This follows a dramatic incident in Jersey on Sunday night, in which a member of the Jersey Fire & Rescue Service had to jump into a strong swell and fast current to help a swimmer in distress at high tide in St Ouen's Bay.
The swimmer was unable to get back to shore, was not wearing a wet suit, and did not have any flotation aids. Once ashore, the swimmer received immediate medical attention from paramedics before being taken to hospital.
"The sea can always catch you out"
Guernsey Harbour Master Captain David Barker said it highlighted the risk that such incidents pose both to the individual and to the rescue teams. He reiterated some important guidance for local sea swimmers on staying safe in the waters around Guernsey. With a high tidal range of up to 10 metres, and strong tidal currents in some areas which move faster than you can swim, it is vital that swimmers think ahead and prepare accordingly.

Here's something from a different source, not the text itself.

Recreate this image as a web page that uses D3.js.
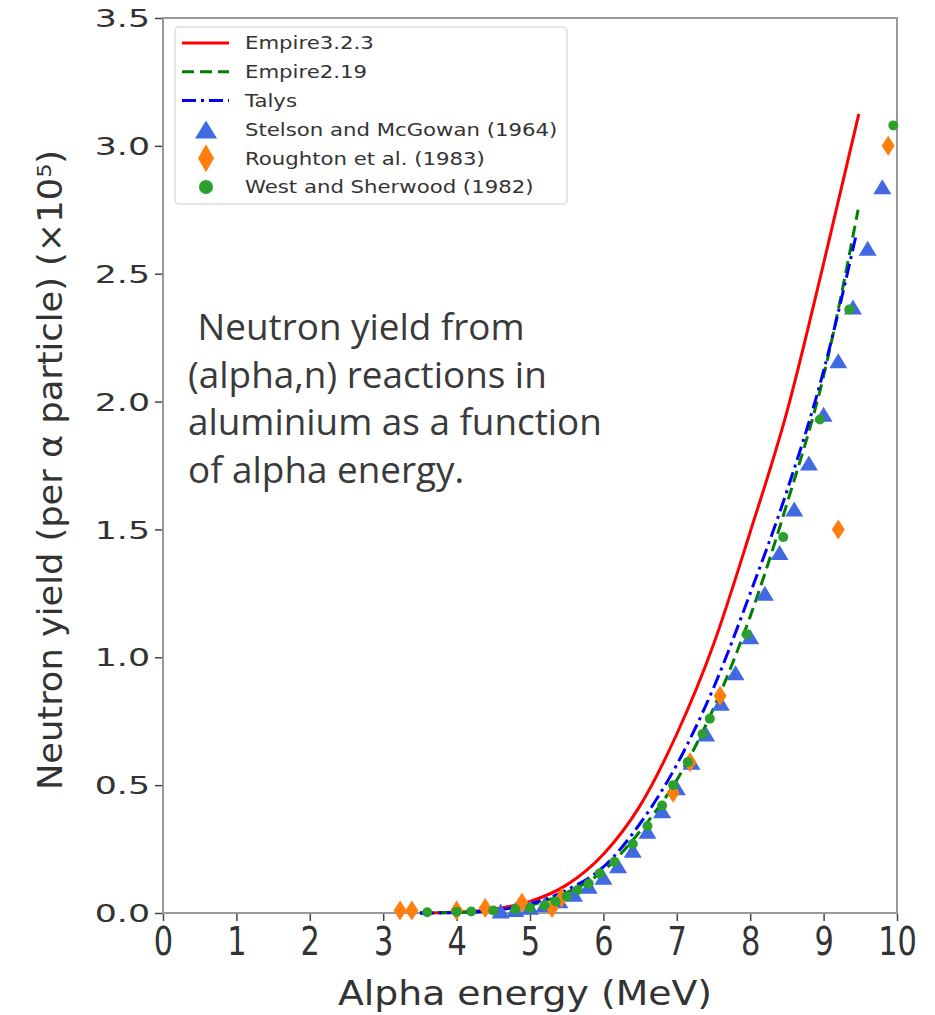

"Sea swimming all year round is an increasingly popular pastime," said Captain Barker. "While the benefits are well known, people must understand the risks and how to enjoy the activity safely. Regardless of your experience, the sea can always catch you out, even in the summer.
"Running into danger at sea can have severe and life-threatening consequences. As such, you should always consider the risks to yourself and to others, always have a plan forgetting back to shore and keep the weather conditions in mind, as the state of tides around the Bailiwick can change very quickly."
Individuals risking their own lives and those of others
Earlier this month, emergency services in Guernsey rescued five children who were stranded on the K2 Rock at Grandes Rocques.
The light was failing and a combination of strong winds and large swells made it impossible to get the St Peter Port Inshore Lifeboat close to the children, who each had to jump back into the water under the supervision of emergency volunteers before being pulled to the ILB by a throw line.
Captain Barker said: "Given the precarious conditions in which those five children were rescued at Grandes Rocques, the outcome could have been very different, just as it could have been for the sea swimmer in Jersey on Sunday night, were it not for the bravery, skill and determination of the emergency services which serve our islands."
Sea swimmers are advised to:
• Check the weather and tides before you take to the water.
• Make sure you can enter and leave the water safely - bearing in mind that Guernsey's tides rise and fall by up to 10 metres.
• Avoid swimming where there are tidal currents - those around our islands are often faster than you can swim.
• Make sure someone knows that you are going sea swimming and where. Ideally, you should have a safety person ashore who can keep an eye on you.
• Consider using a high-visibility buoyancy aid with a leash if you are distance swimming.